I cannot guarantee that things will be okay tomorrow. I can’t guarantee that they’ll be okay next year. But I do know, listening to the stories of our people, that they will be okay again – if only we continue to make the journey, if only we continue to put one foot in front of the other. This is what our stories teach us, the lesson of our history. The important thing, especially in moments like these, is to take the time to tell them.

This does not mean that loss isn’t painful. This doesn’t mean that our heartbreak isn’t any less real. We owe it to ourselves and to each other to listen to the difficult stories of this past week, of these eight months, of times when our lives have been shattered, left in fragments – to bear witness, to hold one another with care and compassion, to help piece things back together. The narrative of our people is a reminder that there is something on the other side of tragedy.

And in moments of happiness (which will happen), our stories remind us to hold our blessings close with intention and with gratitude because those don’t last forever either. The reality is that we usually live in both places: grief and joy, despair and hope, brokenness and a sense of being whole. Our stories help us make sense of this phrenic wilderness, showing us where we have come from and pointing the path toward where we are going.

And so we are invited into the spaciousness of Shabbat. We are given this time of a shabbat shabbaton: a solemn rest, a complete rest, a rest of ceasing. I want to encourage you to keep your phone off a little longer. To leave that to do list until tomorrow (it’ll still be there, don’t worry). Take the long walk home. And as you do, tell a story. It can be a story about our people. It can be a story about your family. It can be a story about you. If it’s a story about something good, what happened when the good ended?
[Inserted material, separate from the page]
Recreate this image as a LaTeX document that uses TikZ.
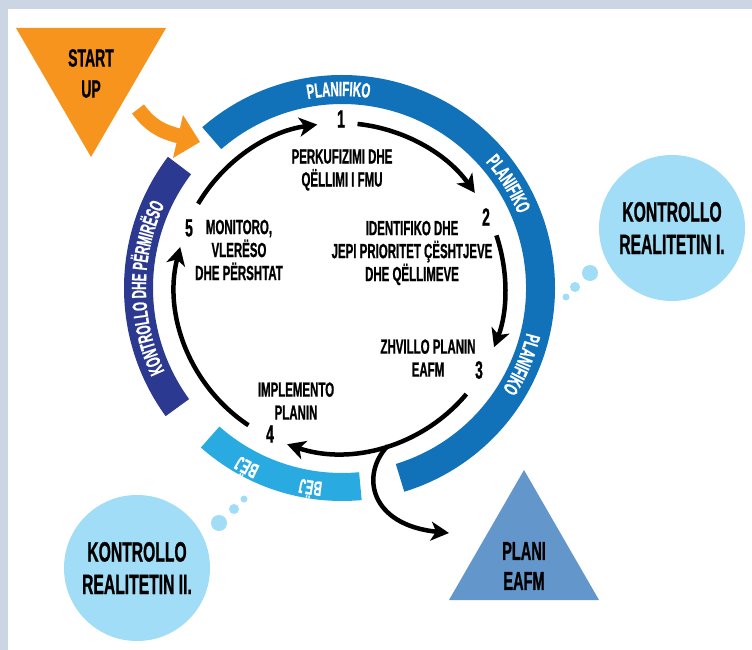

And if it’s a story about something bad, what was waiting when the bad passed you by?

As we set down our tools and our to dos, to sit and share our stories with each other: our words can become the nourishment for the fallow fields of our hearts and our minds, the seeds that will grow over the coming days and weeks into a memory of our resilience, into a foundation for courageous action, into the kind of broad vision that allows us to maintain hope; a rich and bountiful harvest that will sustain us through whatever lies ahead.